Over millions of years, these conditions allow carbon to transform into diamond. Once formed, diamonds are brought closer to the Earth’s surface through deep-seated volcanic eruptions. These eruptions occur via specialized conduits known as kimberlite and lamproite pipes, rapidly transporting diamonds from the mantle to accessible crustal locations.
Synthetic Diamond Production
Human efforts to replicate diamond formation have led to sophisticated methods for producing synthetic diamonds. The High-Pressure/High-Temperature (HPHT) method is the primary technique, directly mimicking natural processes. HPHT presses subject a carbon source, often graphite, along with a metal catalyst, to extreme conditions.
In HPHT synthesis, pressures typically reach about 870,000 PSI (6 GPa), and temperatures can soar to approximately 2,500°F (1,370°C). These conditions facilitate the dissolution of carbon in the molten metal catalyst, allowing diamond crystals to grow on a small diamond seed. Another method, Chemical Vapor Deposition (CVD), also produces synthetic diamonds but operates under different principles. CVD involves lower pressures and relies on chemical reactions involving carbon-containing gases at temperatures of about 1,300-2,200°F (700-1,200°C) to deposit carbon atoms onto a substrate.
Why Such Extreme Conditions Are Needed
The necessity for extreme pressure and temperature in diamond formation stems from carbon’s fundamental atomic structure. Under ordinary conditions, carbon atoms arrange into graphite, a soft material with layered, hexagonal sheets. Graphite is the more stable form of carbon at surface pressures and temperatures.

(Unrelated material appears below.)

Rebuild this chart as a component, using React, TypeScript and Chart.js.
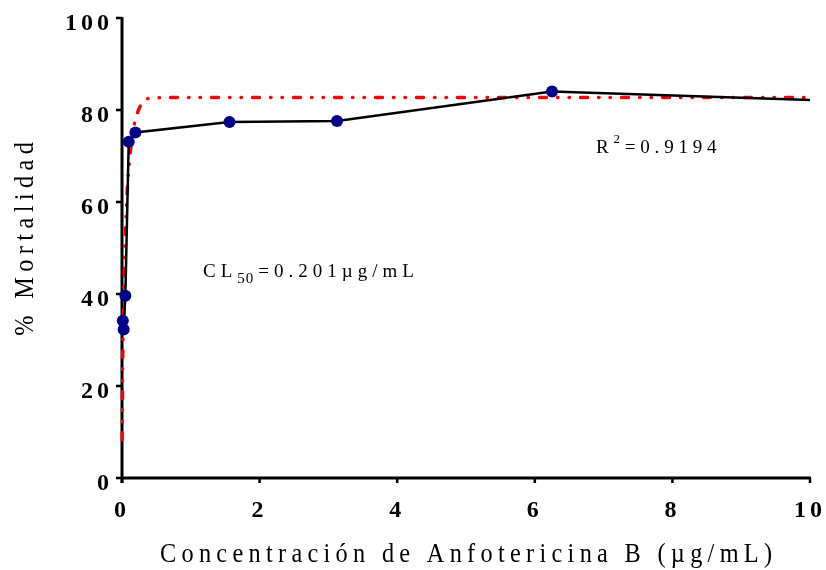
import React, { useEffect, useRef } from 'react';
import { Chart, registerables } from 'chart.js';

Chart.register(...registerables);

// Observed mortality (%) at each concentration (µg/mL)
const concentrations = [0.0122, 0.0244, 0.0488, 0.0977, 0.195, 1.5625, 3.125, 6.25, 12.5];
const mortality = [34.2, 32.3, 39.6, 73.1, 75.1, 77.4, 77.6, 84.0, 81.0];

// Fitted dose-response curve
const fitX = [0.003, 0.006, 0.01, 0.015, 0.02, 0.03, 0.048, 0.068, 0.085, 0.106, 0.14, 0.18, 0.24, 0.33, 0.45, 0.7, 2, 5, 10];
const fitY = [8.3, 16, 25, 32, 37, 44, 52, 60, 64.5, 68.5, 73.5, 77, 80, 82.2, 82.6, 82.7, 82.7, 82.7, 82.7];

const xTicks = [0, 2, 4, 6, 8, 10];
const yTicks = [0, 20, 40, 60, 80, 100];

const xTitle = 'Concentración de Anfotericina B (µg/mL)';
const yTitle = '% Mortalidad';
const lc50Parts = [
  { text: 'CL', kind: 'normal' },
  { text: '50', kind: 'sub' },
  { text: '=0.201µg/mL', kind: 'normal' },
];
const r2Parts = [
  { text: 'R', kind: 'normal' },
  { text: '2', kind: 'sup' },
  { text: '=0.9194', kind: 'normal' },
];

const SERIF = '"Liberation Serif", "Times New Roman", serif';

function drawSpaced(
  ctx: CanvasRenderingContext2D,
  text: string,
  x: number,
  y: number,
  align: 'left' | 'center' | 'right',
  spacing: number,
  sx: number = 1
) {
  const chars = Array.from(text);
  let total = 0;
  for (const ch of chars) total += ctx.measureText(ch).width * sx;
  total += spacing * Math.max(0, chars.length - 1);
  let cx = align === 'left' ? x : align === 'center' ? x - total / 2 : x - total;
  ctx.textAlign = 'left';
  for (const ch of chars) {
    ctx.save();
    ctx.translate(cx, y);
    ctx.scale(sx, 1);
    ctx.fillText(ch, 0, 0);
    ctx.restore();
    cx += ctx.measureText(ch).width * sx + spacing;
  }
}

function drawRich(
  ctx: CanvasRenderingContext2D,
  parts: { text: string; kind: string }[],
  x: number,
  y: number,
  sizes: { normal: number; small: number; subDy: number; supDy: number },
  spacing: number,
  smallSpacing: number
) {
  let cx = x;
  ctx.textBaseline = 'alphabetic';
  ctx.textAlign = 'left';
  for (const p of parts) {
    const isSmall = p.kind !== 'normal';
    const size = isSmall ? sizes.small : sizes.normal;
    const dy = p.kind === 'sub' ? sizes.subDy : p.kind === 'sup' ? sizes.supDy : 0;
    ctx.font = `${size}px ${SERIF}`;
    const chars = Array.from(p.text);
    chars.forEach((ch, i) => {
      ctx.fillText(ch, cx, y + dy);
      cx += ctx.measureText(ch).width + (isSmall && i < chars.length - 1 ? smallSpacing : spacing);
    });
  }
}

const decorPlugin = {
  id: 'decor',
  beforeDatasetsDraw(chart: any) {
    const ctx: CanvasRenderingContext2D = chart.ctx;
    const xs = chart.scales.x;
    const ys = chart.scales.y;
    const x0 = xs.getPixelForValue(0);
    const y0 = ys.getPixelForValue(0);
    ctx.save();
    ctx.strokeStyle = '#000';
    ctx.lineWidth = 3;
    ctx.lineCap = 'butt';
    ctx.beginPath();
    ctx.moveTo(x0, ys.getPixelForValue(100) - 1);
    ctx.lineTo(x0, y0 + 5);
    ctx.moveTo(x0 - 1.5, y0);
    ctx.lineTo(xs.getPixelForValue(10) + 1, y0);
    ctx.stroke();
    ctx.lineWidth = 2.5;
    ctx.beginPath();
    for (const v of yTicks) {
      const py = ys.getPixelForValue(v);
      ctx.moveTo(x0 - 6, py);
      ctx.lineTo(x0, py);
    }
    for (const v of xTicks) {
      const px = xs.getPixelForValue(v);
      ctx.moveTo(px, y0);
      ctx.lineTo(px, y0 + 5);
    }
    ctx.stroke();
    ctx.restore();
  },
  afterDraw(chart: any) {
    const ctx: CanvasRenderingContext2D = chart.ctx;
    const xs = chart.scales.x;
    const ys = chart.scales.y;
    const x0 = xs.getPixelForValue(0);
    const y0 = ys.getPixelForValue(0);
    ctx.save();
    ctx.fillStyle = '#000';
    ctx.textBaseline = 'alphabetic';
    // tick labels
    ctx.font = `bold 24px ${SERIF}`;
    for (const v of yTicks) {
      const py = ys.getPixelForValue(v);
      drawSpaced(ctx, String(v), x0 - 13, py + 11.5, 'right', 4);
    }
    for (const v of xTicks) {
      const px = xs.getPixelForValue(v);
      drawSpaced(ctx, String(v), px - 2, y0 + 38.5, 'center', 4);
    }
    // axis titles
    ctx.font = `27px ${SERIF}`;
    drawSpaced(ctx, xTitle, (xs.left + xs.right) / 2, 562, 'center', 5.3, 0.9);
    ctx.save();
    ctx.translate(33, (ys.top + ys.bottom) / 2 - 9);
    ctx.rotate(-Math.PI / 2);
    drawSpaced(ctx, yTitle, 0, 0, 'center', 5.4, 0.9);
    ctx.restore();
    // annotations
    drawRich(ctx, lc50Parts, 203, 277.3, { normal: 19, small: 15, subDy: 5.5, supDy: 0 }, 5, 1);
    drawRich(ctx, r2Parts, 596, 152.7, { normal: 19, small: 13, subDy: 0, supDy: -9.5 }, 4.8, 1);
    ctx.restore();
  },
};

export default function App() {
  const canvasRef = useRef<HTMLCanvasElement | null>(null);

  useEffect(() => {
    const canvas = canvasRef.current;
    if (!canvas) return;
    const chart = new Chart(canvas, {
      type: 'scatter',
      data: {
        datasets: [
          {
            label: 'Mortalidad',
            data: concentrations.map((c, i) => ({ x: c, y: mortality[i] })),
            showLine: true,
            borderColor: '#000000',
            borderWidth: 2.5,
            tension: 0,
            pointRadius: 6,
            pointHoverRadius: 6,
            pointBackgroundColor: '#00008b',
            pointBorderColor: '#00008b',
            pointBorderWidth: 0,
            clip: { left: 20, top: 20, bottom: 20, right: 0 },
          } as any,
          {
            label: 'Ajuste',
            data: fitX.map((c, i) => ({ x: c, y: fitY[i] })),
            showLine: true,
            borderColor: '#ff0000',
            borderWidth: 3.5,
            borderDash: [7, 11, 0.5, 11, 0.5, 11],
            borderCapStyle: 'round',
            cubicInterpolationMode: 'monotone',
            pointRadius: 0,
            pointHoverRadius: 0,
            clip: false,
          } as any,
        ],
      },
      options: {
        animation: false,
        responsive: false,
        events: [],
        layout: { padding: { left: 122, right: 16, top: 18, bottom: 92 } },
        plugins: {
          legend: { display: false },
          tooltip: { enabled: false },
        },
        scales: {
          x: { type: 'linear', min: 0, max: 10, display: false },
          y: { type: 'linear', min: 0, max: 100, display: false },
        },
      },
      plugins: [decorPlugin],
    });
    return () => chart.destroy();
  }, []);

  return (
    <div style={{ position: 'fixed', left: 0, top: 0, width: 826, height: 570, background: '#fff' }}>
      <canvas ref={canvasRef} width={826} height={570} style={{ display: 'block', width: 826, height: 570 }} />
    </div>
  );
}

To transform carbon into diamond, high pressure forces carbon atoms into a much denser, three-dimensional tetrahedral arrangement. This compact structure gives diamond its exceptional hardness and density. High temperature provides the energy for carbon atoms to overcome energy barriers and rearrange their bonds into this new, stable diamond lattice. Without sufficient heat, atoms lack the kinetic energy for this structural change. The combination of immense pressure to compress atoms and high temperature to facilitate rearrangement allows carbon to crystallize into diamond.